Monday, May 26, 2008

Situational Awareness

Sometimes, we are to our children as the Acme Corporation is to Wile E. Coyote: we supply equipment that enables the pursuit of some objective, only for the pursuit to end in misadventure. While these are certainly opportunities to teach responsibility, determination, or just better hand-eye coordination, they are also opportunities to help our children develop situational awareness.

From the perspective of executor, it is difficult to critically root-cause the reasons for our successes and failures. We must learn how to externalize so that we recognize the difference among execution failure (the Coyote flying of his own volition with the aid of the Acme Bat-Man costume, only to slam into a mountain because he didn’t have his eyes open), situational failure (being run over by a truck whilst setting a trap using “free bird seed” as the bait), and structural error (powering up the outsized electro-magnet and attracting every sizable metal object – steam rollers, boats, busses – in a very large geographic region and thus becoming the target of his own plan.)

By looking holistically and retrospecting an entire situation and outcome, we learn that it is worth iterating through some pursuits (note to self: keep eyes open), while others are just outright bad ideas (question to self: could what I am about to do become a self-targeted missile?) And it’s important to know when we failed but have no data points on the fitness of our solution, as the proverbial truck will trump the best laid plans of coyotes and men.

Society doesn’t necessarily value this. It encourages us to deny responsibility and be victims of outcomes rather than responsible for them. Is not the Acme Corporation responsible for the misadventure of the coyote? Does the manual to the Bat-Man costume explicitly require that the operator keep his or her eyes open at all times? And what business do they have selling such a powerful electro-magnet in the first place? Whether the coyote is a Super Genius or not is irrelevant; the Acme Corporation is culpable!

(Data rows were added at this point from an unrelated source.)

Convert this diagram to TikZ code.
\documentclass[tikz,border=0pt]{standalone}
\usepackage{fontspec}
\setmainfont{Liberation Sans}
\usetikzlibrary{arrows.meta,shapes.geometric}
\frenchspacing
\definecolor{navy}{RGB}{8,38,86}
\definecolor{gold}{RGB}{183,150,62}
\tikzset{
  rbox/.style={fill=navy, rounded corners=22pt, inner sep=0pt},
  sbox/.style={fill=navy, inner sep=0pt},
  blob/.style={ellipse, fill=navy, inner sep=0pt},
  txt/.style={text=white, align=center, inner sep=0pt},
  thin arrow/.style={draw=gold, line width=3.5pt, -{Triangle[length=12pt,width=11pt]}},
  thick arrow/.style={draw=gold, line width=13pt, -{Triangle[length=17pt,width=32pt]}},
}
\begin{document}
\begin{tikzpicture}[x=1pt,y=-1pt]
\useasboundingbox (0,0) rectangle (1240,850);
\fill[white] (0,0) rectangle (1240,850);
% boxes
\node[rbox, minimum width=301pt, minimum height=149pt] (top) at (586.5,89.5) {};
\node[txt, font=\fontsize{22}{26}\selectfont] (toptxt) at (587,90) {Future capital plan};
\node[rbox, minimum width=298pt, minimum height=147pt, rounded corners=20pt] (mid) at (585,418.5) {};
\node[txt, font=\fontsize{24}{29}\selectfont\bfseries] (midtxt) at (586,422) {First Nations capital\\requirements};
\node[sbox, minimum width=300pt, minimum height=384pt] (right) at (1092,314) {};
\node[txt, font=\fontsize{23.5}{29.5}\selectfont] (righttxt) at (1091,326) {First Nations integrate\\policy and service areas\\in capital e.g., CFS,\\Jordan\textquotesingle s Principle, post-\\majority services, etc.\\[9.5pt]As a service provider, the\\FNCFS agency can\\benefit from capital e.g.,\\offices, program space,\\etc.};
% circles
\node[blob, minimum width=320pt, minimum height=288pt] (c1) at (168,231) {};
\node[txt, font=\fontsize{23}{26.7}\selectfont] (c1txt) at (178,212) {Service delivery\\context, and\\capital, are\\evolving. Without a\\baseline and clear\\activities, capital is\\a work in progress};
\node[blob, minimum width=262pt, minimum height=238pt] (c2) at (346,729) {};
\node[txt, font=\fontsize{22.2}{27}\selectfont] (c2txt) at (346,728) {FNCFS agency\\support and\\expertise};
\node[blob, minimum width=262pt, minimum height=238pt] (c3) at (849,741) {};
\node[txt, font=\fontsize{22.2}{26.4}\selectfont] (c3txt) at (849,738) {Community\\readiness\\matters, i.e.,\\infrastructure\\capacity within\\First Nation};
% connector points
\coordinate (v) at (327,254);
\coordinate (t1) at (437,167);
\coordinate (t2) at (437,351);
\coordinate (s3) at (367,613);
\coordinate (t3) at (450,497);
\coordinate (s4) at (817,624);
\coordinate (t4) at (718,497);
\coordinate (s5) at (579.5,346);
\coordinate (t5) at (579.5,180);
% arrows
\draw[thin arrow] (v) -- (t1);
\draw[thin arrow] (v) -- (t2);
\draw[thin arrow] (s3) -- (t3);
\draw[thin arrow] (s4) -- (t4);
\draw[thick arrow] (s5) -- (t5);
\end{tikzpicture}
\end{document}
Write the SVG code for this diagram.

Understanding as completely as we can the spectrum of events that form both situation and result allows us to take better informed decisions and improve our quality of life. It gives us independence and greater confidence in our future actions, things we do not get if we deny the responsibility we have for our fate. But it is up to us to develop this capability - and stress the value of it - to our children. In a blameless society, constructive-critical self-assessment is not something our children are likely to learn from anybody else.